Sin embargo, más allá de la buena voluntad de Pucho para explicármelo, no entendí mucho del libro, que volví a leer en estos días a raíz de la serie que se emite por Amazon. Tardé así casi medio siglo para descubrir que El hombre en el castillo es un libro extraordinario, así como la conexión entre Dick y Borges. Ambos sentían el placer y tenían la capacidad para apoyarse en operaciones mentales abstractas. La imaginación los llevaba a desdoblar el tiempo y el espacio en alternativas múltiples y, recíprocamente, a tratar el presente como la reunión del pasado y el futuro, del Oriente y el Occidente, de la racionalidad y la gnosis, a convertirlo en un punto en el que caben todas las ideas, todas las creencias, todos los libros. 

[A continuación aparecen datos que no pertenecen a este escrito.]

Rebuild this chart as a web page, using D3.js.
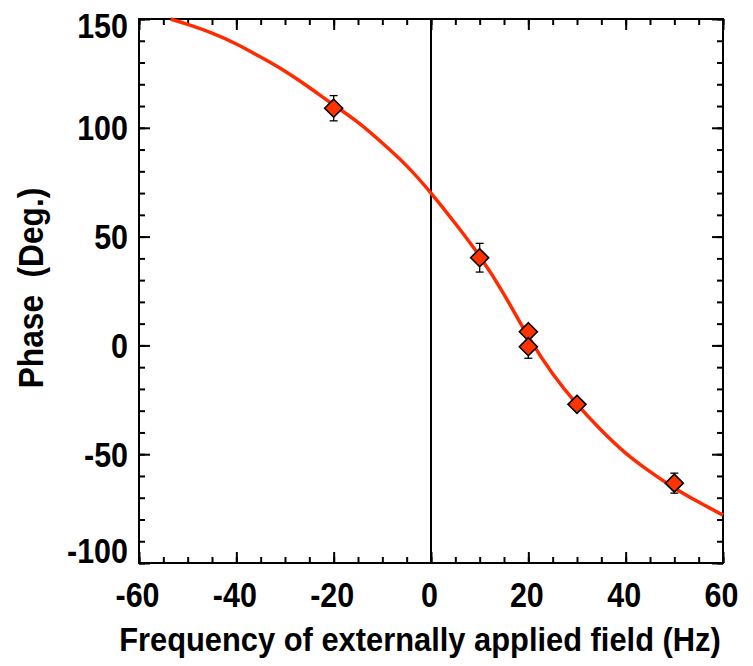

El hombre en el castillo parte de tres ideas brillantes. Una es que hubo un desvío en la Historia, por el cual los Aliados perdieron la Segunda Guerra y los Estados Unidos quedaron divididos en dos colonias: una en manos de los nazis y otra del imperio japonés. La segunda idea es que en ese mundo alternativo hay un escritor llamado Hawthorne Abendsen que publica una novela según la cual el Eje perdió la guerra, es decir, la contrapartida ficcional de El hombre en el castillo. Esa simetría especular entre el texto y su fábula, una puesta en abismo muy borgeana, hace a la delicia del libro y a su potencia metafórica. La tercera es el uso del I Ching, por el cual El hombre en el castillo es un libro sostenido por otros dos. El antiguo oráculo chino les sirve a los personajes para hacer conjeturas sobre su porvenir y al propio Abendsen para decidir el curso de la trama de su novela así como le sirvió a Dick para orientar la suya. El juego entre azar y destino, ese otro rasgo borgeano, es parte del volumen conceptual de todo lo que Dick escribe.

Dick tuvo una vida complicada, escasa en reconocimiento y pletórica en angustias, drogas y esposas, así como una carrera que partió del pulp y se encaminó hacia la paranoia y el misticismo. Su enorme fama póstuma no le sirvió para sentirse parte de la gran literatura. Pero su lugar de artesano americano que prefiere ser original en un género sin prestigio está descrito en un pasaje genial de la novela en el que un japonés introduce el concepto de wu, una “serenidad que no se asocia comúnmente con el arte sino con lo sagrado”, que se transmite del artesano al consumidor y no se mantiene en la reproducción industrial. El wu desborda en el libro de Dick pero desaparece en la serie, que se infla al mismo tiempo que se vacía en manos del soez ingenio de los guionistas.